Tone down the element of danger in auto racing (or bullfighting or alligator wrestling or any number of “out there” competitions), however, and some of the punch is gone.

Fans don’t expect to see cars tumbling over each other and bursting into flames on every lap, but it’s a fact that the draw of the spectacular is very real, and part of the attraction of motorsports is the idea that each competitor is staring death in the face while battling 42 drivers doing the same thing.

It’s sports on the raw edge – it’s not, for example, badminton, and, for many years, that edge was extended as speeds accelerated and teams put drivers and machines to ever more difficult tests.

The wide-open frontier for such activities used to be Talladega Superspeedway. Drivers laughed at the 200 mph mark there even before the track officially opened, and, in 1987, Bill Elliott screamed across the Talladega finish line at 212.809 mph to set an overall NASCAR qualifying record that still stands – and probably will stand forever. Unfortunately, 1987 also was the year Bobby Allison’s car thought it could fly at Talladega and came within a few feet of soaring into the main grandstand. That brought on speed restrictions (understandably), and the wild blue yonder was officially closed to NASCAR drivers.
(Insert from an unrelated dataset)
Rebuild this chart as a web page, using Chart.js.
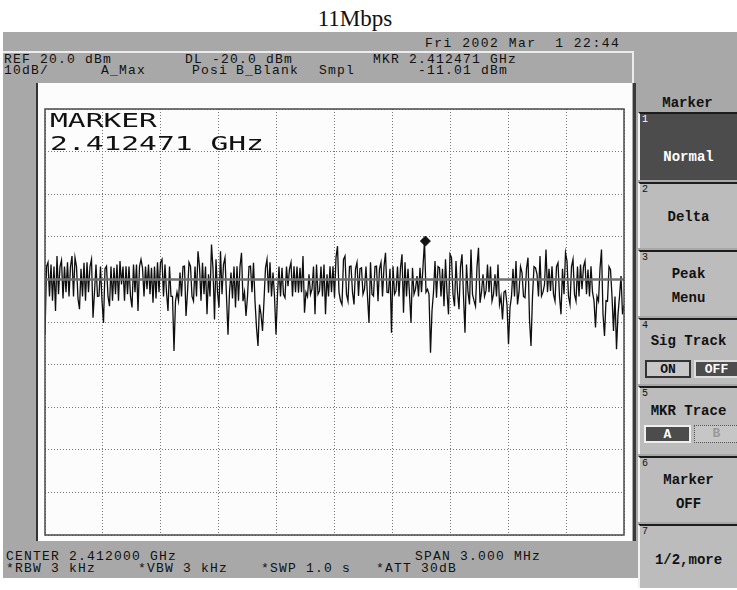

One of the next big shocking speed moments for NASCAR occurred 10 years later at Atlanta Motor Speedway. The track had been reconfigured and “flipped,” the former backstretch becoming the frontstretch, prior to the fall race that season, and the new layout created rocket speeds. Hot numbers went up on the digital scoreboard throughout qualifying, and eyebrows and blood pressures went up in the garage. Still, few were prepared for the pole run Geoffrey Bodine slammed onto the board – a remarkable 197.478 mph. At a 1.5-mile track. Stunning.

NASCAR doesn’t like flirtation with the magic 200 number, so the speed police stepped in. The next year, Atlanta’s pole speeds were in the 192-193 range, and the fastest lap since then at one of NASCAR’s fastest tracks has been a 194.6. This March’s pole run was only 187.

Is the “slowdown” good or bad?

There are opposing camps. Many drivers say speed has almost nothing to do with racing, that the idea is close competition regardless of the speedometer reading. This is true to a degree, although drivers are notoriously poor judges of such things.

Dale Earnhardt, one of the best “lawyers” ever in the garage, was adamantly opposed to speed legislation. He wanted to put all the Daytona-Talladega restrictor plates in a pile and nuke them. In his view, the speed limit was his big right foot.

Tonight, Cup drivers will race for the first time at a restrictor-plate track since Carl Edwards’ shocking ride into the frontstretch fence at Talladega in April. In the Coke Zero 400 at Daytona, they once again will battle the wind and physics to run as fast as possible – but not as fast as drivers once tested Daytona.

Auto racing always should be about the chill of adventure. You go fast. The other guy goes faster. You meet in the turn. One of you comes out in front on the other side. At speed.